BR: When I was younger, my writing veered toward excess – long, meandering sentences and elaborate language. A couple of English professors showed me the value of economy and clarity in writing and then I went into journalism where crisp, clean writing was encouraged. In daily newspapers and on radio, my goal was to reach as many people as I possibly could with my words. As a result, others have described my writing as “accessible” – including a professor who teaches one of my stories in his first-year English class every year for that reason. In a dark moment, I might interpret that as a sign that my writing is not considered literary or elegant. Mostly, I take it to mean that I can connect with a broad audience through my writing.

SK: What are you writing against or towards?

BR: In my fiction, I think I’m writing towards empathy – or at the very least, compassion and connection. Several reviews of my book of short stories described some of my characters as losers, the dispossessed, the invisible. That wasn’t a conscious choice for me – I just wrote about people and situations that made me curious about what was happening beneath the obvious. Vulnerability is where we are most authentically ourselves. I want to write about people in the moments where there’s a lot at stake emotionally. In my novel, I’m trying to have compassion for my characters, even if I don’t like them or approve of what they’re doing. I admire my main character, Edie, for her reserved nature, her restraint, and her instinct for self-preservation yet I can also see where her vulnerabilities lie.

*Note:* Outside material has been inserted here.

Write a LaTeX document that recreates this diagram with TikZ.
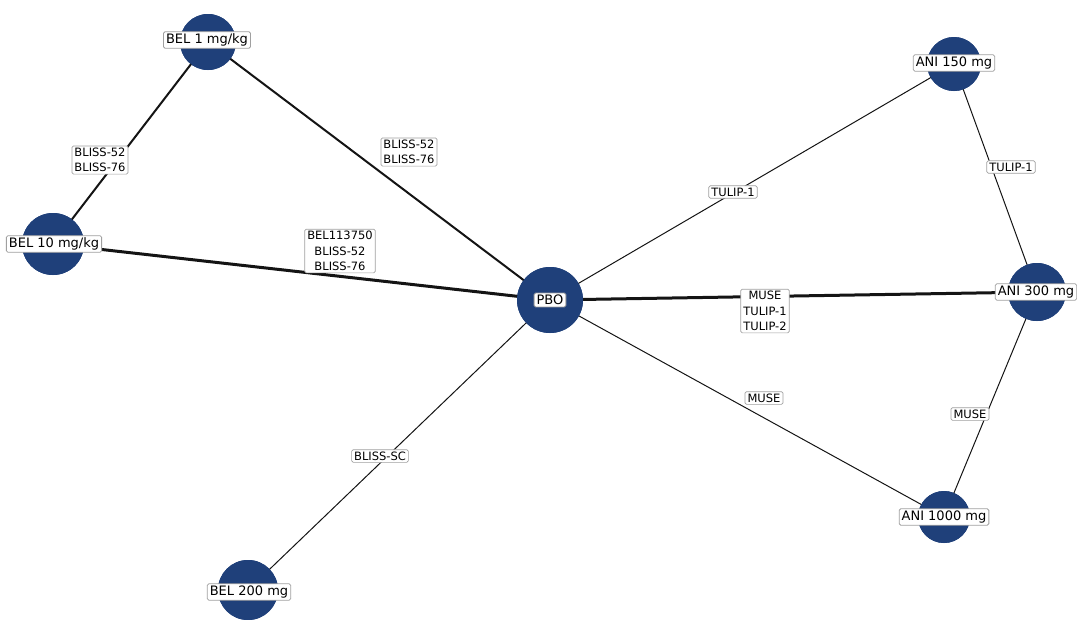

Getting inside her head was hard for me because even though I could relate to her experiences, I would not respond the way she did. For me, writing fiction is ultimately about empathy because I have to get into somebody else’s head and imagine how they think and feel and how they experience and navigate the world, even if it’s radically different from my way of being.

SK: What is new in the world that you need to capture in your writing? BR: In this novel, I look at addiction and mental health issues and the impact they have on people, and their families, relationships, and communities, but I think there’s so much more to say. Right now, it feels like there’s a palpable anxiety in St. John’s that’s been bubbling for a while. We’re experiencing a housing crisis, increasing poverty, serious addiction problems, and growing violent crime, all of which seem to be exacerbated by the pandemic. As a counsellor, I see how this affects people’s well-being in ways they sometimes don’t even realize. As a writer, I want to explore this unease and distress through characters and situations that help me tell a story that deepens our understanding of people’s struggles. These ideas are showing up in some of the short stories I’m currently writing, and I’m curious about what happens next.

Beth Ryan’s first novel, If We Caught Fire, was published by Breakwater Books in 2023. Her collection of short fiction, What Is Invisible (Killick Press, 2003), won the Margaret and John Savage First Book Award in 2004 and was shortlisted for the Newfoundland and Labrador Book Award for Fiction and the APMA Best Atlantic-Published Book Award. Her stories have appeared in TickleAce, the New Quarterly, the Newfoundland Quarterly, Hearts Larry Broke, The Cuffer Anthology, and Weather’s Edge, been broadcast on CBC Radio, and won awards from the NL Arts and Letters Competition, the Cuffer Prize, the Atlantic Writing Competition, and the Victoria School of Writing. For twenty-four years, Ryan made her living as a writer and editor – first in journalism and later in communications and web content. After making a career change in 2011, she is now a counselling therapist in private practice in St. John’s.